De día nos repartimos como podemos, en función de las necesidades del barco y de Ulises; pero de noche hacemos guardias regulares, cada dos horas. Esto fue menos duro a partir del segundo día, que pudimos poner el piloto automático y así liberarnos las manos. Es extraño cómo con el correr de las horas, o los días, el cuerpo se va acostumbrando a la rutina de mar, al movimiento de las olas, a patrullar el horizonte, a comer poco pero seguido, a dormir cada dos horas. Al tercer amanecer estábamos frente a otra escala alternativa, la bahía de Calabria, en Porto Seguro, pero el viento sur seguía, la ola había amainado, y nosotros podíamos un poco más.
A esta altura, Juan comía de menos por el mareo acumulado, yo comía de más por la ansiedad de llegar, y Ulises y Lula seguían igual que siempre: ellos mantienen intactas sus rutinas a pesar de todo y no se preocupan con nada.

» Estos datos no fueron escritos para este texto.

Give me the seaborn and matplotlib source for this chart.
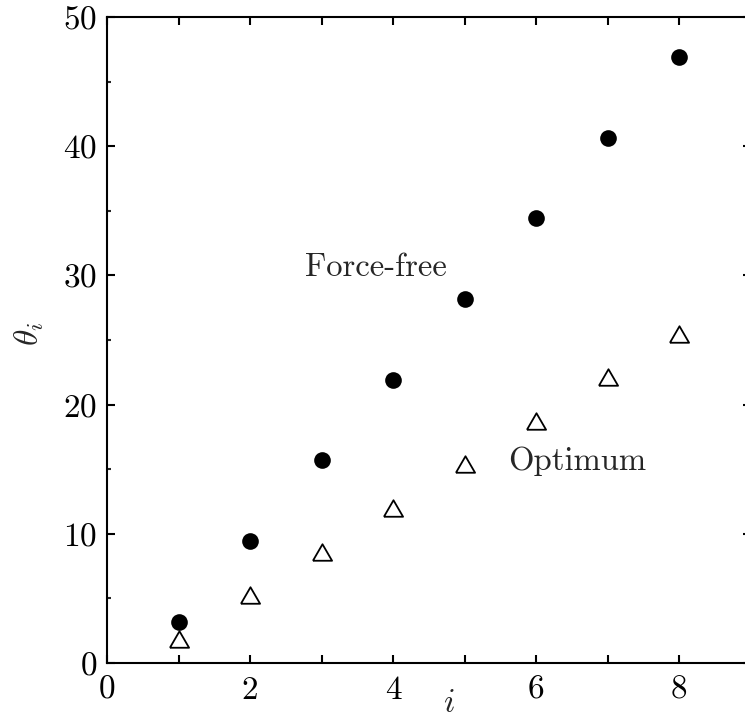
import matplotlib
matplotlib.use("Agg")
import matplotlib.pyplot as plt
from matplotlib.ticker import FixedLocator, FuncFormatter, MultipleLocator
import numpy as np
import pandas as pd
import seaborn as sns

# Link index
i_values = [1, 2, 3, 4, 5, 6, 7, 8]
# Angles for the force-free configuration
theta_force_free = [3.2, 9.45, 15.7, 21.9, 28.2, 34.45, 40.65, 46.9]
# Angles for the optimum configuration
theta_optimum = [1.85, 5.25, 8.6, 12.0, 15.4, 18.75, 22.1, 25.5]

x_ticks = [0, 1, 2, 3, 4, 5, 6, 7, 8, 9]
y_ticks = [0, 10, 20, 30, 40, 50]

sns.set_style("ticks")
plt.rcParams["font.family"] = ["cmr10"]
plt.rcParams["mathtext.fontset"] = "cm"
plt.rcParams["axes.unicode_minus"] = False
plt.rcParams["axes.formatter.use_mathtext"] = True

df = pd.DataFrame({
    "i": i_values * 2,
    "theta": theta_force_free + theta_optimum,
    "case": ["Force-free"] * len(i_values) + ["Optimum"] * len(i_values),
})

fig = plt.figure(figsize=(7.45, 7.21), dpi=100)
ax = fig.add_axes([107 / 745, 58 / 721, 643.5 / 745, 646 / 721])

tri = [(-0.58, -0.5), (0.58, -0.5), (0.0, 0.5), (-0.58, -0.5)]

sns.scatterplot(data=df[df["case"] == "Force-free"], x="i", y="theta",
                marker="o", s=144, color="black", linewidth=0, ax=ax,
                legend=False, zorder=3)
sns.scatterplot(data=df[df["case"] == "Optimum"], x="i", y="theta",
                marker=tri, s=190, facecolor="white", edgecolor="black",
                linewidth=1.3, ax=ax, legend=False, zorder=3)

ax.set_xlim(0, 9)
ax.set_ylim(0, 50)

ax.xaxis.set_major_locator(FixedLocator(x_ticks))
ax.xaxis.set_major_formatter(FuncFormatter(lambda v, p: f"{int(v)}" if int(v) % 2 == 0 and v < 9 else ""))
ax.yaxis.set_major_locator(FixedLocator(y_ticks))
ax.yaxis.set_minor_locator(MultipleLocator(5))

for side in ["left", "right", "top", "bottom"]:
    ax.spines[side].set_visible(True)
    ax.spines[side].set_linewidth(1.5)
    ax.spines[side].set_color("black")

ax.tick_params(which="major", direction="in", length=6, width=1.5,
               top=True, right=True, labelsize=24, colors="black")
ax.tick_params(which="minor", direction="in", length=3, width=1.5,
               top=True, right=True)
ax.tick_params(axis="x", which="major", pad=9)
ax.tick_params(axis="y", which="major", pad=7)

ax.set_xlabel(r"$i$", fontsize=24)
ax.set_ylabel(r"$\theta_i$", fontsize=24)
ax.xaxis.set_label_coords((449 - 107) / 643.5, -0.04)
ax.yaxis.set_label_coords(-0.095, 0.51)

ax.text(2.77, 30.6, "Force-free", fontsize=23.5, ha="left", va="center")
ax.text(5.61, 15.6, "Optimum", fontsize=23.5, ha="left", va="center")

ax.grid(False)
fig.savefig("out.png", dpi=100)
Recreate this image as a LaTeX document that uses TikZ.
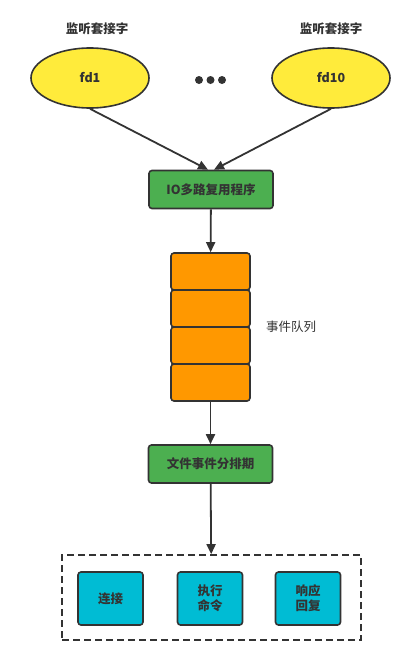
\documentclass[tikz,border=0pt]{standalone}
\usepackage{fontspec}
\setmainfont{Noto Sans CJK SC}
\usetikzlibrary{arrows.meta,shapes.geometric}
\definecolor{fdyel}{HTML}{FFEB3B}
\definecolor{iogrn}{HTML}{4CAF50}
\definecolor{qorg}{HTML}{FF9800}
\definecolor{evcyan}{HTML}{00BCD4}
\definecolor{ink}{HTML}{333333}

\begin{document}
\begin{tikzpicture}[x=1pt,y=-1pt,line width=1.6pt,
  sock/.style={ellipse,draw=ink,fill=fdyel,minimum width=118pt,minimum height=60pt,inner sep=0pt,font=\bfseries\fontsize{12.5}{14}\selectfont,text=ink},
  prog/.style={rectangle,rounded corners=3pt,draw=ink,fill=iogrn,minimum width=124pt,minimum height=38pt,font=\bfseries\fontsize{12.5}{14}\selectfont,text=ink},
  slot/.style={rectangle,rounded corners=3pt,draw=ink,fill=qorg,minimum width=79pt,minimum height=37pt},
  job/.style={rectangle,rounded corners=3pt,draw=ink,fill=evcyan,minimum width=65pt,minimum height=53pt,align=center,font=\bfseries\fontsize{12.5}{15}\selectfont,text=ink},
  lbl/.style={font=\fontsize{12.5}{14}\selectfont,text=ink},
  arr/.style={draw=ink,line width=1.8pt,-{Triangle[length=10pt,width=9pt]}}]
\useasboundingbox (0,0) rectangle (420,656);
% sockets
\node[lbl,font=\bfseries\fontsize{12.5}{14}\selectfont] (l1) at (97,29) {监听套接字};
\node[lbl,font=\bfseries\fontsize{12.5}{14}\selectfont] (l2) at (331,29) {监听套接字};
\node[sock] (fd1) at (90,78) {fd1};
\node[sock] (fd10) at (331,78) {fd10};
\fill[ink] (199,80) circle [radius=4];
\fill[ink] (210.5,80) circle [radius=4];
\fill[ink] (222,80) circle [radius=4];
% multiplexer
\node[prog] (io) at (211,189.5) {IO多路复用程序};
\draw[arr] (fd1.south) -- ([xshift=-3pt]io.north);
\draw[arr] (fd10.south) -- ([xshift=3pt]io.north);
% queue
\node[slot] (q1) at (210.5,271.5) {};
\node[slot] (q2) at (210.5,308.5) {};
\node[slot] (q3) at (210.5,345.5) {};
\node[slot] (q4) at (210.5,382.5) {};
\node[lbl] (ql) at (291,327) {事件队列};
\draw[arr] (io) -- (q1);
% dispatcher
\node[prog] (disp) at (210.5,464) {文件事件分排期};
\draw[arr] (q4) -- (disp);
% handlers
\node[draw=ink,dashed,dash pattern=on 7pt off 4pt,minimum width=299pt,minimum height=85pt] (grp) at (211.5,597.5) {};
\node[job] (conn) at (110.5,598.5) {连接};
\node[job] (exec) at (210,598.5) {执行\\命令};
\node[job] (resp) at (308,598.5) {响应\\回复};
\draw[arr] (disp) -- (grp);
\end{tikzpicture}
\end{document}
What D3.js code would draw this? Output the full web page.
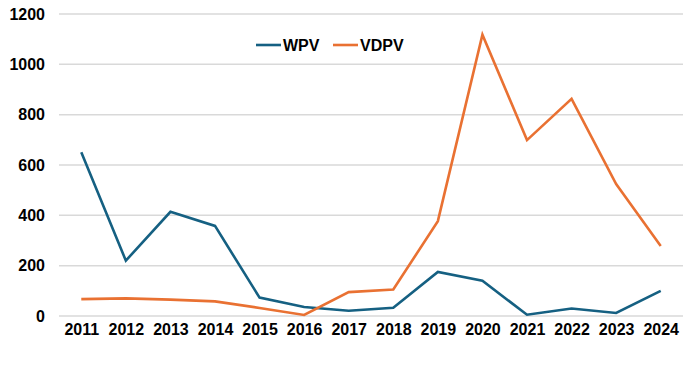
<!DOCTYPE html>
<html>
<head>
<meta charset="utf-8">
<script src="https://cdn.jsdelivr.net/npm/d3@7"></script>
<style>
  body { margin: 0; background: #fff; }
  text { font-family: "Liberation Sans", Arial, sans-serif; font-weight: bold; }
</style>
</head>
<body>
<script>
// Chart data
const years = ["2011", "2012", "2013", "2014", "2015", "2016", "2017", "2018", "2019", "2020", "2021", "2022", "2023", "2024"];
const wpv = [651, 220, 414, 358, 73, 36, 21, 33, 175, 140, 5, 30, 12, 100];
const vdpv = [67, 70, 65, 58, 32, 4, 95, 105, 377, 1118, 699, 863, 524, 278];
const yTicks = [0, 200, 400, 600, 800, 1000, 1200];
const seriesNames = ["WPV", "VDPV"];
const seriesColors = ["#156082", "#E97132"];

const svgWidth = 698;
const svgHeight = 382;

const chartMargin = { top: 14, right: 15, bottom: 66, left: 59 };
const chartWidth = svgWidth - chartMargin.left - chartMargin.right;
const chartHeight = svgHeight - chartMargin.top - chartMargin.bottom;

const svg = d3.select("body")
  .append("svg")
  .attr("width", svgWidth)
  .attr("height", svgHeight);

const chartGroup = svg.append("g")
  .attr("transform", `translate(${chartMargin.left}, ${chartMargin.top})`);

const x = d3.scalePoint()
  .domain(years)
  .range([0, chartWidth])
  .padding(0.5);

const y = d3.scaleLinear()
  .domain([0, 1200])
  .range([chartHeight, 0]);

// gridlines
chartGroup.selectAll(".grid")
  .data(yTicks)
  .enter()
  .append("line")
  .attr("x1", 0)
  .attr("x2", chartWidth)
  .attr("y1", d => y(d))
  .attr("y2", d => y(d))
  .attr("stroke", "#d9d9d9")
  .attr("stroke-width", 1.5);

// y axis labels
const yAxis = d3.axisLeft(y).tickValues(yTicks).tickFormat(d3.format("d")).tickSize(0).tickPadding(14);
chartGroup.append("g")
  .call(yAxis)
  .call(g => g.select(".domain").remove())
  .selectAll("text")
  .attr("font-size", 16)
  .attr("fill", "#000")
  .style("font-family", "'Liberation Sans', Arial, sans-serif")
  .style("font-weight", "bold");

// x axis labels
const xAxis = d3.axisBottom(x).tickSize(0).tickPadding(8);
chartGroup.append("g")
  .attr("transform", `translate(0, ${chartHeight})`)
  .call(xAxis)
  .call(g => g.select(".domain").remove())
  .selectAll("text")
  .attr("font-size", 16)
  .attr("fill", "#000")
  .style("font-family", "'Liberation Sans', Arial, sans-serif")
  .style("font-weight", "bold");

// lines
const line = d3.line()
  .x((d, i) => x(years[i]))
  .y(d => y(d));

[wpv, vdpv].forEach((series, i) => {
  chartGroup.append("path")
    .datum(series)
    .attr("fill", "none")
    .attr("stroke", seriesColors[i])
    .attr("stroke-width", 2.6)
    .attr("stroke-linejoin", "miter")
    .attr("d", line);
});

// legend
const legendX = [256, 333];
const legend = svg.append("g");
seriesNames.forEach((name, i) => {
  legend.append("line")
    .attr("x1", legendX[i])
    .attr("x2", legendX[i] + 25)
    .attr("y1", 45)
    .attr("y2", 45)
    .attr("stroke", seriesColors[i])
    .attr("stroke-width", 2.6);
  legend.append("text")
    .attr("x", legendX[i] + 27)
    .attr("y", 51)
    .attr("font-size", 16)
    .attr("fill", "#000")
    .text(name);
});
</script>
</body>
</html>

Un caracol se metió en la toma de agua del motor y está calentando; hay redes de pescadores clandestinas (no señalizadas) que podrían enredarse en la hélice o los timones; hay buques que podrían llevarnos puestos y plantas petroleras que podríamos llevarnos puestas nosotros... Ulises y Lula como si nada, y en general reclamando atención, otra leche con chocolate, comida, mimos, juegos. Como tiene que ser.
Con Ilhéus en la proa, vimos la hora y no lo podíamos creer. Nuestros cálculos, de hacía 4 días, allá en Guarapari, habían sido exactos: se cumplían 101 horas de navegación ininterrumpida. Arriamos las velas, tiramos el ancla y nos sacamos los trajes de agua. Esa noche dormimos satisfechos, fondeados y de corrido.